理解问题
出租车的车费不仅与距离有关, 还涉及乘客数量, 是否使用信用卡等因素 (这是的出租车是指纽约市的). 所以并不是一个简单的一元方程问题.
准备数据
建立一控制台应用程序工程, 新建 Data 文件夹, 在其目录下添加与文件, 不要忘了把它们的 Copy to Output Directory 属性改为 Copy if newer. 之后, 添加 Microsoft.ML 类库包.
加载数据
新建 MLContext 对象, 及创建 TextLoader 对象. TextLoader 对象可用于从文件中读取数据.

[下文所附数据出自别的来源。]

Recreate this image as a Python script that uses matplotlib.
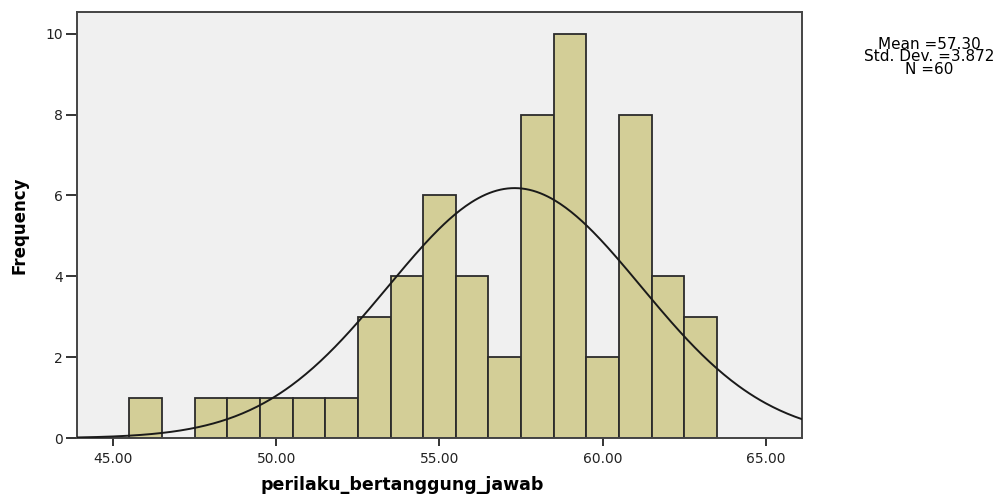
import numpy as np
import matplotlib.pyplot as plt

# ==============================
# Data
# ==============================
bin_centers = [46, 48, 49, 50, 51, 52, 53, 54, 55, 56, 57, 58, 59, 60, 61, 62, 63]
counts = [1, 1, 1, 1, 1, 1, 3, 4, 6, 4, 2, 8, 10, 2, 8, 4, 3]
mean_val = 57.30
std_val = 3.872
n_val = 60
x_ticks = [45, 50, 55, 60, 65]
y_ticks = [0, 2, 4, 6, 8, 10]

# ==============================
# Figure
# ==============================
fig = plt.figure(figsize=(10.01, 4.95), dpi=100)
ax = fig.add_axes([0.0769, 0.115, 0.7243, 0.861])
ax.set_facecolor("#F0F0F0")

ax.bar(bin_centers, counts, width=1.0, color="#D3CE97",
       edgecolor="#2b2b2b", linewidth=1.3, zorder=2)

# normal curve scaled to counts (bin width 1)
xs = np.linspace(43.9, 66.1, 400)
ys = n_val * np.exp(-0.5 * ((xs - mean_val) / std_val) ** 2) / (std_val * np.sqrt(2 * np.pi))
ax.plot(xs, ys, color="#1a1a1a", linewidth=1.4, zorder=3)

ax.set_xlim(43.9, 66.1)
ax.set_ylim(0, 10.54)
ax.set_xticks(x_ticks)
ax.set_xticklabels([f"{t:.2f}" for t in x_ticks])
ax.set_yticks(y_ticks)

for s in ax.spines.values():
    s.set_color("#444444")
    s.set_linewidth(1.4)

ax.tick_params(axis="y", direction="out", length=8, width=1.4, color="#333333",
               labelsize=10, pad=2)
ax.tick_params(axis="x", direction="out", length=6, width=1.4, color="#333333",
               labelsize=10, pad=4)
for lab in ax.get_xticklabels() + ax.get_yticklabels():
    lab.set_fontfamily("DejaVu Sans")
    lab.set_color("#222222")

# x label sits low, partly clipped at the bottom like the original export
fig.text(0.402, 0.02, "perilaku_bertanggung_jawab", ha="center", va="center",
         fontsize=12.5, fontweight="bold", family="DejaVu Sans")
ax.set_ylabel("Frequency", fontsize=12, fontweight="bold",
              family="Liberation Sans Narrow", labelpad=12)

stats = f"Mean ={mean_val:.2f}\nStd. Dev. =3.872\nN ={n_val}"
fig.text(0.928, 0.925, stats, ha="center", va="top", fontsize=11,
         family="DejaVu Sans", linespacing=0.78)

plt.savefig("out.png", dpi=100)
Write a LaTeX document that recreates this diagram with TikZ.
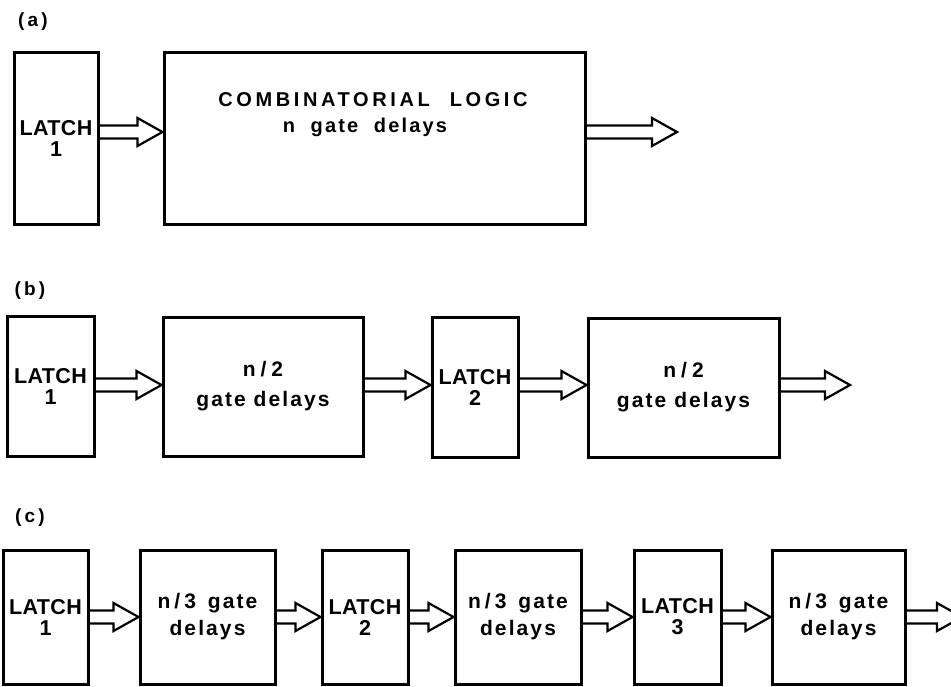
\documentclass[tikz,border=0pt]{standalone}
\usepackage{fontspec}
\setmainfont{Liberation Sans}[LetterSpace=10, BoldFont={Liberation Sans Bold}]
\usetikzlibrary{calc}
\tikzset{
  x=1pt, y=-1pt,
  blk/.style={draw, line width=3pt, inner sep=0pt, align=center,
    font=\bfseries\fontsize{21}{27}\selectfont},
  latch/.style={blk, font=\bfseries\fontsize{21.5}{21}\selectfont\addfontfeature{LetterSpace=2}},
  fatline/.style={line width=2.2pt, line join=miter},
  tag/.style={font=\bfseries\fontsize{19}{20}\selectfont}
}
\newcommand\fatarr[2]{%
  \draw[fatline] let \p1=(#1), \p2=(#2) in
    (\x1,{\y1+6.5pt}) -- ({\x2-25pt},{\y1+6.5pt}) -- ({\x2-25pt},{\y1+14pt})
    -- (\x2,\y1) -- ({\x2-25pt},{\y1-14pt}) -- ({\x2-25pt},{\y1-6.5pt}) -- (\x1,{\y1-6.5pt});}
\newcommand\nthree{n\kern4pt/\kern4pt3\kern4pt\ gate}
\newcommand\ntwo{n\kern5pt/\kern5pt2}
\begin{document}
\begin{tikzpicture}
\clip (0,0) rectangle (951,686);
% (a)
\node[tag] (ta) at (33,22) {(\,a\,)};
\node[latch, minimum width=84pt, minimum height=172pt] (L1a) at (56,138) {LATCH\\1};
\node[blk, minimum width=421pt, minimum height=172pt] (C1a) at (374.5,138) {};
\node[font=\bfseries\fontsize{20}{26}\selectfont\addfontfeature{LetterSpace=18}, align=center, inner sep=0pt] (T1a) at (373,115)
  {COMBINATORIAL\quad LOGIC\\{\addfontfeature{LetterSpace=11}n\ \ gate\ \ delays\hspace*{16pt}}};
\coordinate (ya) at (0,132);
\coordinate (oa) at (677,132);
\fatarr{L1a.east |- ya}{C1a.west |- ya}
\fatarr{C1a.east |- ya}{oa}
% (b)
\node[tag] (tb) at (30,291) {(\,b\,)};
\node[latch, minimum width=87pt, minimum height=140pt] (L1b) at (50.5,386) {LATCH\\1};
\node[blk, minimum width=200pt, minimum height=139pt, font=\bfseries\fontsize{21}{30}\selectfont] (B1b) at (263,386.5) {\ntwo\\gate\ delays};
\node[latch, minimum width=86pt, minimum height=140pt] (L2b) at (475,387) {LATCH\\2};
\node[blk, minimum width=191pt, minimum height=139pt, font=\bfseries\fontsize{21}{30}\selectfont] (B2b) at (683.5,387.5) {\ntwo\\gate\ delays};
\coordinate (yb) at (0,385);
\coordinate (ob) at (850,385);
\fatarr{L1b.east |- yb}{B1b.west |- yb}
\fatarr{B1b.east |- yb}{L2b.west |- yb}
\fatarr{L2b.east |- yb}{B2b.west |- yb}
\fatarr{B2b.east |- yb}{ob}
% (c)
\node[tag] (tc) at (30,518) {(\,c\,)};
\node[latch, minimum width=85pt, minimum height=134pt] (L1c) at (45.5,617) {LATCH\\1};
\node[blk, minimum width=135pt, minimum height=134pt] (B1c) at (207.5,617) {\nthree\\delays};
\node[latch, minimum width=86pt, minimum height=134pt] (L2c) at (365,617) {LATCH\\2};
\node[blk, minimum width=126pt, minimum height=134pt] (B2c) at (518,617) {\nthree\\delays};
\node[latch, minimum width=87pt, minimum height=134pt] (L3c) at (677.5,617) {LATCH\\3};
\node[blk, minimum width=133pt, minimum height=134pt] (B3c) at (838.5,617) {\nthree\\delays};
\coordinate (yc) at (0,617);
\coordinate (oc) at (962,617);
\fatarr{L1c.east |- yc}{B1c.west |- yc}
\fatarr{B1c.east |- yc}{L2c.west |- yc}
\fatarr{L2c.east |- yc}{B2c.west |- yc}
\fatarr{B2c.east |- yc}{L3c.west |- yc}
\fatarr{L3c.east |- yc}{B3c.west |- yc}
\fatarr{B3c.east |- yc}{oc}
\end{tikzpicture}
\end{document}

- MLContext mlContext = new MLContext(seed: 0);
- _textLoader = mlContext.Data.TextReader(new TextLoader.Arguments()
- {
- Separator = ",",
- HasHeader = true,
- Column = new[]
- {
- new TextLoader.Column("VendorId", DataKind.Text, 0),
- new TextLoader.Column("RateCode", DataKind.Text, 1),
- new TextLoader.Column("PassengerCount", DataKind.R4, 2),
- new TextLoader.Column("TripTime", DataKind.R4, 3),
- new TextLoader.Column("TripDistance", DataKind.R4, 4),
- new TextLoader.Column("PaymentType", DataKind.Text, 5),
- new TextLoader.Column("FareAmount", DataKind.R4, 6)
- }
- });
提取特征
数据集文件里共有七列, 前六列做为特征数据, 最后一列是标记数据.
- public class TaxiTrip
- {
- [Column("0")]
- public string VendorId;
- [Column("1")]
- public string RateCode;
- [Column("2")]
- public float PassengerCount;
- [Column("3")]
- public float TripTime;
- [Column("4")]
- public float TripDistance;
- [Column("5")]
- public string PaymentType;
- [Column("6")]
- public float FareAmount;
- }
- public class TaxiTripFarePrediction
- {
- [ColumnName("Score")]
- public float FareAmount;
- }
训练模型
首先读取训练数据集, 其次建立管道. 管道中第一步是把 FareAmount 列复制到 Label 列, 做为标记数据. 第二步, 通过 OneHotEncoding 方式将 VendorId,RateCode,PaymentType 三个字符串类型列转换成数值类型列. 第三步, 合并六个数据列为一个特征数据列. 最后一步, 选择 FastTreeRegressionTrainer 算法做为训练方法.
完成管道后, 开始训练模型.
- IDataView dataView = _textLoader.Read(dataPath);
- var pipeline = mlContext.Transforms.CopyColumns("FareAmount", "Label")
- .Append(mlContext.Transforms.Categorical.OneHotEncoding("VendorId"))
- .Append(mlContext.Transforms.Categorical.OneHotEncoding("RateCode"))
- .Append(mlContext.Transforms.Categorical.OneHotEncoding("PaymentType"))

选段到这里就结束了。